S’approprier sa ville pour mieux la redessiner

C’est dans cette optique qu’il fait de même avec Sherbrooke: «Ma ville, je la cours, je la traverse à vélo, à moto, en ski ou à pied. Je la parcours et je l’observe; je discute avec les gens, j’en prends le pouls.» Je n’ose pas lui demander s’il dort encore parfois, mais j’en viens à en douter! Entre ses trois enfants, sa vie de couple, son travail, son enseignement et ses engagements multiples dans le temps (la vice-présidence de la Chambre de commerce de Sherbrooke, le MBAS et la Société d’histoire de Sherbrooke, la Société de sauvegarde de la vieille prison, Habitat pour l’humanité, UPOPS et les CreativeMornings, pour ne nommer que ceux-là), on comprend pourquoi il est devenu marathonien! À son cabinet, Jubinville et associés, une centaine de projets menés de front se disputent quotidiennement son attention; dont une quinzaine au Centro. 

À cœur vaillant, rien d’impossible!

On monte dans la section des livres rares de la bibliothèque, qu’il a dessinée à l’époque de son mariage, et il nous décrit toute la réflexion derrière l’œuvre qui est devant nos yeux. «On est de passage sur terre, alors quand on laisse des traces, qu’on crée ou modifie des espaces, il faut être pertinent, avoir l’honnêteté d’être de son temps et être ludiques, quand on le peut! On me confie souvent des projets parce que je dois être le seul fou qui accepte des mandats impossibles! Mais quand il est question de Sherbrooke, c’est plus fort que moi, je me sens concerné, je veux au moins essayer; quitte à me tromper.»

Notre visite culmine au dernier étage de la tour, là où dorment encore certains objets qui étaient exposés au musée. Entre les radiographies du Géant Beaupré et un vieux métier à tisser, on continue d’échanger sur ce qui l’anime. Je le regarde comparer sa taille à celle du géant en citant tour à tour sa maman et les Cowboys fringants et je me dis qu’on n’a pas besoin de mesurer deux mètres et demi pour être un grand homme.

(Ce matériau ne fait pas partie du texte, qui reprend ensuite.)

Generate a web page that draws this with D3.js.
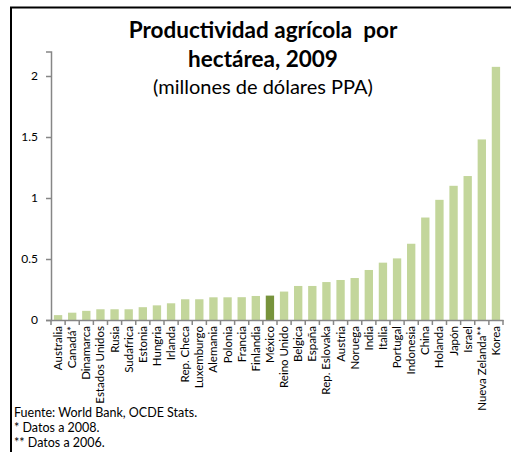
<!DOCTYPE html>
<html><head><meta charset="utf-8">
<script src="https://cdn.jsdelivr.net/npm/d3@7"></script>
<style>body{margin:0;background:#fff;}svg{display:block;font-family:Lato,"Open Sans",sans-serif;}</style>
</head><body>
<svg id="c" width="511" height="452"></svg>
<script>
const categories = ["Australia","Canadá*","Dinamarca","Estados Unidos","Rusia","Sudafrica","Estonia","Hungria","Irlanda","Rep. Checa","Luxemburgo","Alemania","Polonia","Francia","Finlandia","México","Reino Unido","Belgica","España","Rep. Eslovaka","Austria","Noruega","India","Italia","Portugal","Indonesia","China","Holanda","Japón","Israel","Nueva Zelanda**","Korea"];
const values = [0.04,0.06,0.075,0.088,0.088,0.088,0.105,0.12,0.137,0.17,0.17,0.186,0.186,0.187,0.197,0.2,0.233,0.279,0.279,0.311,0.328,0.344,0.41,0.47,0.505,0.625,0.84,0.985,1.1,1.18,1.48,2.075];
const highlight = "México";
const yTicks = [0,0.5,1,1.5,2];
const titleLines = ["Productividad agrícola  por","hectárea, 2009"];
const subtitle = "(millones de dólares PPA)";
const notes = ["Fuente: World Bank, OCDE Stats.","* Datos a 2008.","** Datos a 2006."];

const svg = d3.select("#c");
const axisColor = "#868686";
// frame
svg.append("rect").attr("x",11).attr("y",7.5).attr("width",510).attr("height",460)
  .attr("fill","none").attr("stroke","#000").attr("stroke-width",2);

const x = d3.scaleBand().domain(categories).range([51,503]).paddingInner(0.41).paddingOuter(0.205);
const y = d3.scaleLinear().domain([0,2.2]).range([320,51.6]);

// bars
svg.append("g").selectAll("rect").data(categories).join("rect")
  .attr("x",d=>x(d)).attr("width",x.bandwidth())
  .attr("y",(d,i)=>y(values[i])).attr("height",(d,i)=>y(0)-y(values[i]))
  .attr("fill",d=>d===highlight?"#77933c":"#c3d69b");

// y axis
const ya = svg.append("g").attr("transform","translate(51,0)")
  .call(d3.axisLeft(y).tickValues(yTicks).tickSize(5).tickPadding(8).tickFormat(d=>String(d)));
ya.select(".domain").attr("stroke",axisColor).attr("stroke-width",1.5);
ya.selectAll(".tick line").attr("stroke",axisColor).attr("stroke-width",1.5);
ya.selectAll(".tick text").attr("font-family","Lato, sans-serif").attr("font-size",12).attr("fill","#000");

// x axis
const xa = svg.append("g").attr("transform","translate(0,320)")
  .call(d3.axisBottom(x).tickSize(0).tickPadding(0));
xa.select(".domain").attr("stroke",axisColor).attr("stroke-width",1.5);
xa.selectAll(".tick text")
  .attr("font-family","Lato, sans-serif").attr("font-size",11.5).attr("fill","#000")
  .attr("transform","rotate(-90)").attr("text-anchor","end")
  .attr("x",-6).attr("y",0).attr("dy","0.35em");
const bounds = categories.map(c=>x(c)-x.step()*x.paddingInner()/2).concat([x.range()[1]]);
svg.append("g").selectAll("line").data(bounds).join("line")
  .attr("x1",d=>d).attr("x2",d=>d).attr("y1",320).attr("y2",325)
  .attr("stroke",axisColor).attr("stroke-width",1.5);

// title
svg.append("text").attr("x",263).attr("y",38).attr("text-anchor","middle")
  .style("white-space","pre")
  .attr("font-weight","bold").attr("font-size",22.5).text(titleLines[0]);
svg.append("text").attr("x",263).attr("y",67).attr("text-anchor","middle")
  .attr("font-weight","bold").attr("font-size",22.5).text(titleLines[1]);
svg.append("text").attr("x",263).attr("y",94).attr("text-anchor","middle")
  .attr("font-size",20).text(subtitle);

// notes
notes.forEach((t,i)=>{
  svg.append("text").attr("x",14).attr("y",417+i*15).attr("font-size",12.5).text(t);
});
</script>
</body></html>
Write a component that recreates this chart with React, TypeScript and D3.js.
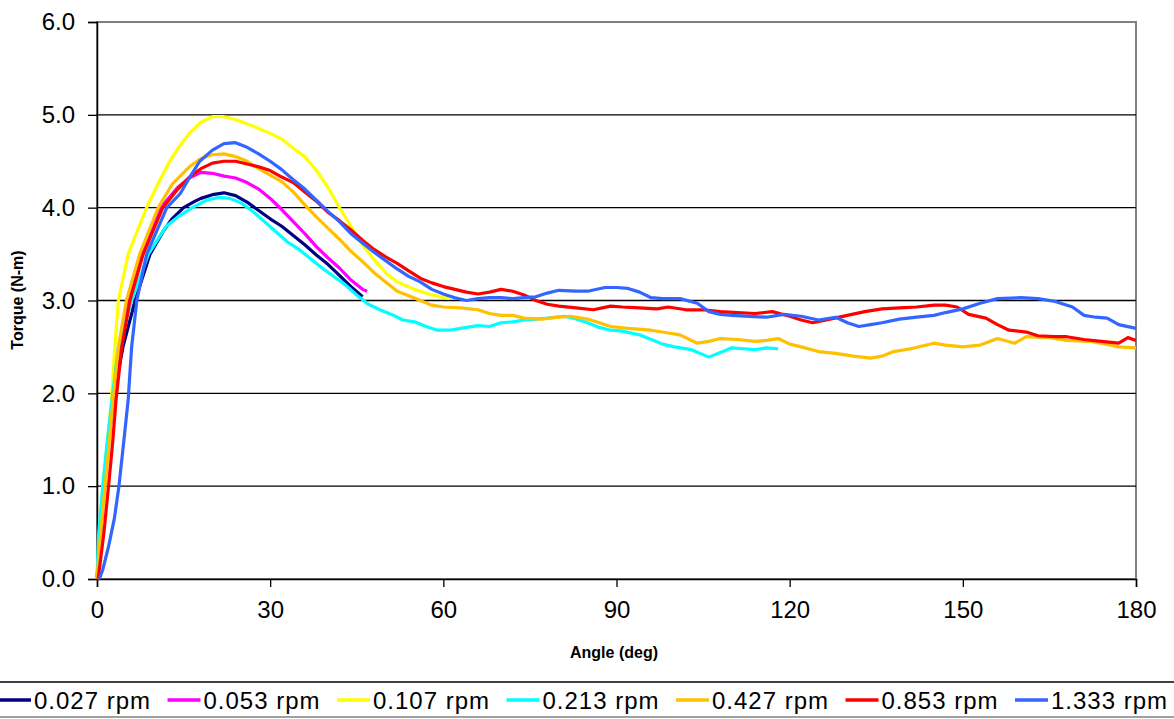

Tout au long de cette rencontre, Frédéric, mon acolyte photographe, et moi avons été subjugués, tant par les lieux et les trésors que recèle le Séminaire, que par les récits de notre hôte. Nous ressortons de notre visite, alors que le ciel s’est rempli de flocons et nous partageons cette même conviction… Si quelqu’un peut aider à dynamiser notre Centro et à en refaire le cœur de Sherbrooke, un endroit où il fait bon vivre, s’alimenter et se divertir, c’est assurément Daniel Quirion!